A low cutoff better represents the spectrum of opinion in a country and allows more parties to be seated. Governments of coalitions are the likely result of such a system, which encourages negotiation and compromise. A party needs to earn five percent of the vote in many of these systems, but cutoffs are set as low as two percent.

Such a system in itself doesn’t guarantee full participation by everybody; a national, ethnic or religious majority, even if that majority routinely elects several parties into parliament, can exclude a minority, as happens in, for example, Israel. The most open legislative system must be augmented by a constitution with enforceable guarantees for all.

Multiple-seat districts

Still another variant on parliamentary representation are multiple-seat districts in which districts are drawn large. Voters cast ballots for as many candidates as there are seats — a minority group in a district should be able to elect at least one of their choice to a seat. This is a system that also has room for multiple parties, and with several viable parties in the running, votes are likely to be distributed in a way that no single party can win all seats in a given district. Ireland uses such a system.
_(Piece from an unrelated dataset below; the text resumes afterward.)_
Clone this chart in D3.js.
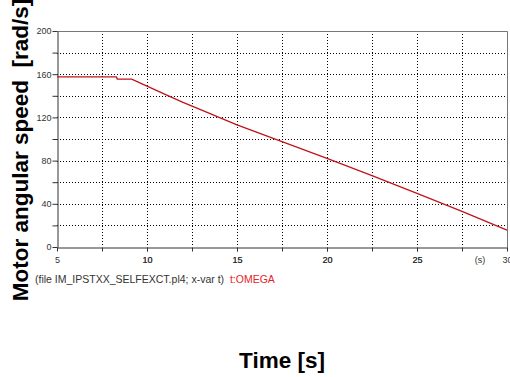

One way to ensure that multiple parties will be seated might be to limit the number of candidates any party can run to a number lower than the total number of seats — more than one party is then guaranteed to win representation.

All the systems above are based on the traditional concept of one vote for one seat. But there is no need to limit ourselves to tradition. There are voting systems that enable the casting of multiple votes. One of these is “cumulative voting.” This is a system in which each voter casts as many votes as there are seats on a legislative body. A voter can vote for as many candidates, or cast all her votes for a single candidate, as she wishes. If the voter has five votes, he can cast all five votes for a preferred candidate, or split them among as many as five candidates if he so wishes. This is a system that enables a minority to earn representation if that minority — racial, ethnic, political or some other basis — votes cohesively.
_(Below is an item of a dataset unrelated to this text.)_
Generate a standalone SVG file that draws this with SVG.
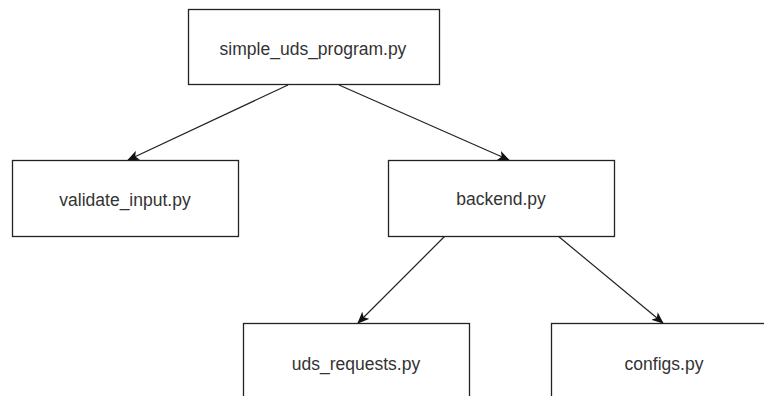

Cumulative-voting proponents argue that this method encourages the creation of coalitions, encourages attention to issues because community groups can organize around issues and elect candidates that represent those interests, and encourages high turnouts. This is a complicated system, and probably appropriate only on the local level. A few U.S. cities do use this system.

irv-flow-chartAnother alternative voting system is instant runoff. Here, voters cast a ballot by voting for as many candidates as they wish, ranking each candidate. First votes are tabulated and if there is a candidate who earns a majority of votes, the winner is seated. If not, the candidate with the fewest first votes is eliminated, and the second votes on ballots that voted for the eliminated candidate are now added to the first votes on the other ballots. If there is still not a winner, there are more rounds, each time with the lowest vote-getter eliminated, until a candidate has a majority. This system works the same way for multiple-seat elections.
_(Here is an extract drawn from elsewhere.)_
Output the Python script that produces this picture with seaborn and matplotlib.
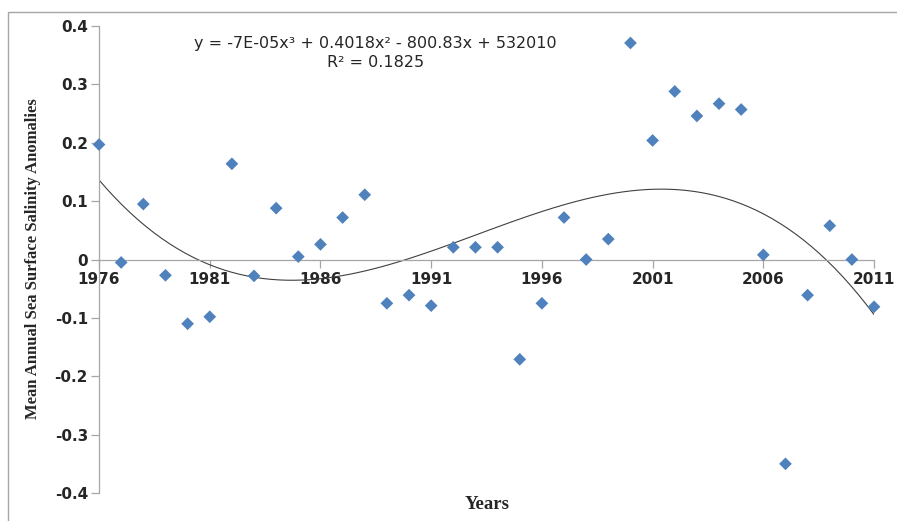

The advantage of this system is that it encourages voters to cast ballots for the candidate they truly support, as their first choice, without the need to vote only for the “lesser evil.” A voter could still choose the “lesser evil” as the second choice to block the worst choice from winning. It also ensures that there is some level of majority support for the winning candidate rather than a simple plurality. Australia uses such a system, but with an added unnecessary, undemocratic requirement mandating that all candidates be ranked (otherwise the ballot is voided). Instant runoff can be democratic only with full freedom of choice.

That any representative system truly reflect the diversity of a society in all possible ways is the important thing, and that what can be accomplished at local levels or through direct democracy be decided there.

No matter what system is used, however, a true political democracy can only exist when there is economic democracy and a measure of equality — any economic system in which a handful dominate through their immense wealth will be corrupt and undemocratic. Otherwise, we are ultimately tinkering around the edges.